*Task requirements*:
Repeat all of the material below exactly as written, images excluded.

** start Stored data **

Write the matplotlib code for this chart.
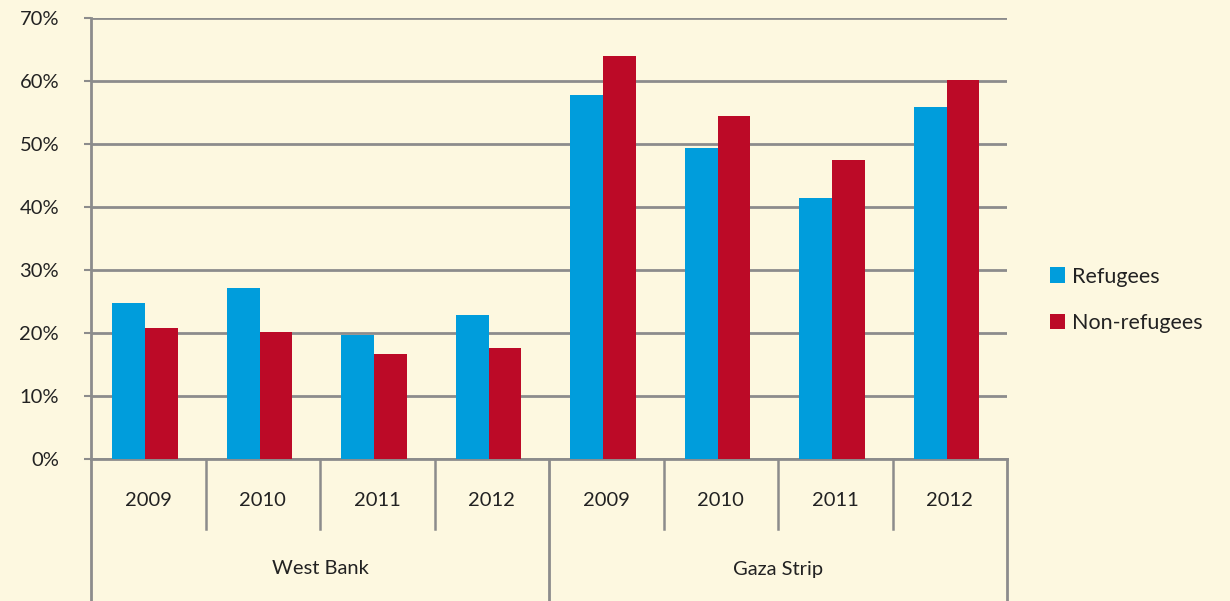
import matplotlib
matplotlib.use("Agg")
import matplotlib.pyplot as plt
from matplotlib.patches import Patch

# ---- data ----
years = ["2009", "2010", "2011", "2012", "2009", "2010", "2011", "2012"]
regions = ["West Bank", "Gaza Strip"]
refugees = [24.8, 27.1, 19.7, 22.9, 57.8, 49.4, 41.4, 55.9]
non_refugees = [20.8, 20.2, 16.7, 17.6, 63.9, 54.4, 47.5, 60.2]
series_names = ["Refugees", "Non-refugees"]
y_ticks = [0, 10, 20, 30, 40, 50, 60, 70]

# ---- style ----
BG = "#FDF8E0"
GRID = "#8C8C8C"
BLUE = "#009DDC"
RED = "#BC0A27"
TXT = "#222222"
plt.rcParams["font.family"] = ["Lato", "DejaVu Sans"]

fig = plt.figure(figsize=(12.3, 6.01), dpi=100, facecolor=BG)
ax = fig.add_axes([91 / 1230, 1 - 459 / 601, (1007 - 91) / 1230, (459 - 18) / 601])
ax.set_facecolor(BG)

x = list(range(len(years)))
w = 0.285
ax.bar([i - 0.17 for i in x], refugees, width=w, color=BLUE, zorder=3, label=series_names[0])
ax.bar([i + 0.115 for i in x], non_refugees, width=w, color=RED, zorder=3, label=series_names[1])

ax.set_xlim(-0.5, len(years) - 0.5)
ax.set_ylim(0, 70)
ax.set_yticks(y_ticks)
ax.set_yticklabels([f"{v}%" for v in y_ticks], fontsize=14.5, color=TXT)
ax.yaxis.grid(True, color=GRID, linewidth=2.0, zorder=1)
ax.tick_params(axis="y", length=5, width=1.5, color=GRID, pad=18)

for s in ["top", "right"]:
    ax.spines[s].set_visible(False)
ax.spines["left"].set_color(GRID)
ax.spines["left"].set_linewidth(2.0)
ax.spines["bottom"].set_color(GRID)
ax.spines["bottom"].set_linewidth(2.0)

# year labels
ax.set_xticks(x)
ax.set_xticklabels(years, fontsize=14.5, color=TXT)
ax.tick_params(axis="x", length=0, pad=24)

# category table lines below the axis
tr = ax.get_xaxis_transform()
axh_px = 459 - 18
short = -70 / axh_px
long_ = -145 / axh_px
for b in [0.5, 1.5, 2.5, 4.5, 5.5, 6.5]:
    ax.plot([b, b], [0, short], transform=tr, color=GRID, lw=1.8, clip_on=False, zorder=2)
for b in [-0.5, 3.5, 7.5]:
    ax.plot([b, b], [0, long_], transform=tr, color=GRID, lw=2.0, clip_on=False, zorder=2)

# region labels
for k, name in enumerate(regions):
    ax.text(1.5 + 4 * k, -110 / axh_px, name, transform=tr, ha="center", va="center",
            fontsize=14.5, color=TXT)

# legend
handles = [Patch(facecolor=BLUE, edgecolor="none"), Patch(facecolor=RED, edgecolor="none")]
fig.legend(handles, series_names, loc="center left", bbox_to_anchor=(1031 / 1230, 1 - 300 / 601),
           frameon=False, fontsize=15.5, handlelength=0.7, handleheight=0.7,
           handletextpad=0.3, labelspacing=1.25, labelcolor=TXT)

fig.savefig("out.png", dpi=100, facecolor=BG)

** end Stored data **

*Result for this exercise*:
Write the matplotlib code for this chart.
import matplotlib
matplotlib.use("Agg")
import matplotlib.pyplot as plt
from matplotlib.patches import Patch

# ---- data ----
years = ["2009", "2010", "2011", "2012", "2009", "2010", "2011", "2012"]
regions = ["West Bank", "Gaza Strip"]
refugees = [24.8, 27.1, 19.7, 22.9, 57.8, 49.4, 41.4, 55.9]
non_refugees = [20.8, 20.2, 16.7, 17.6, 63.9, 54.4, 47.5, 60.2]
series_names = ["Refugees", "Non-refugees"]
y_ticks = [0, 10, 20, 30, 40, 50, 60, 70]

# ---- style ----
BG = "#FDF8E0"
GRID = "#8C8C8C"
BLUE = "#009DDC"
RED = "#BC0A27"
TXT = "#222222"
plt.rcParams["font.family"] = ["Lato", "DejaVu Sans"]

fig = plt.figure(figsize=(12.3, 6.01), dpi=100, facecolor=BG)
ax = fig.add_axes([91 / 1230, 1 - 459 / 601, (1007 - 91) / 1230, (459 - 18) / 601])
ax.set_facecolor(BG)

x = list(range(len(years)))
w = 0.285
ax.bar([i - 0.17 for i in x], refugees, width=w, color=BLUE, zorder=3, label=series_names[0])
ax.bar([i + 0.115 for i in x], non_refugees, width=w, color=RED, zorder=3, label=series_names[1])

ax.set_xlim(-0.5, len(years) - 0.5)
ax.set_ylim(0, 70)
ax.set_yticks(y_ticks)
ax.set_yticklabels([f"{v}%" for v in y_ticks], fontsize=14.5, color=TXT)
ax.yaxis.grid(True, color=GRID, linewidth=2.0, zorder=1)
ax.tick_params(axis="y", length=5, width=1.5, color=GRID, pad=18)

for s in ["top", "right"]:
    ax.spines[s].set_visible(False)
ax.spines["left"].set_color(GRID)
ax.spines["left"].set_linewidth(2.0)
ax.spines["bottom"].set_color(GRID)
ax.spines["bottom"].set_linewidth(2.0)

# year labels
ax.set_xticks(x)
ax.set_xticklabels(years, fontsize=14.5, color=TXT)
ax.tick_params(axis="x", length=0, pad=24)

# category table lines below the axis
tr = ax.get_xaxis_transform()
axh_px = 459 - 18
short = -70 / axh_px
long_ = -145 / axh_px
for b in [0.5, 1.5, 2.5, 4.5, 5.5, 6.5]:
    ax.plot([b, b], [0, short], transform=tr, color=GRID, lw=1.8, clip_on=False, zorder=2)
for b in [-0.5, 3.5, 7.5]:
    ax.plot([b, b], [0, long_], transform=tr, color=GRID, lw=2.0, clip_on=False, zorder=2)

# region labels
for k, name in enumerate(regions):
    ax.text(1.5 + 4 * k, -110 / axh_px, name, transform=tr, ha="center", va="center",
            fontsize=14.5, color=TXT)

# legend
handles = [Patch(facecolor=BLUE, edgecolor="none"), Patch(facecolor=RED, edgecolor="none")]
fig.legend(handles, series_names, loc="center left", bbox_to_anchor=(1031 / 1230, 1 - 300 / 601),
           frameon=False, fontsize=15.5, handlelength=0.7, handleheight=0.7,
           handletextpad=0.3, labelspacing=1.25, labelcolor=TXT)

fig.savefig("out.png", dpi=100, facecolor=BG)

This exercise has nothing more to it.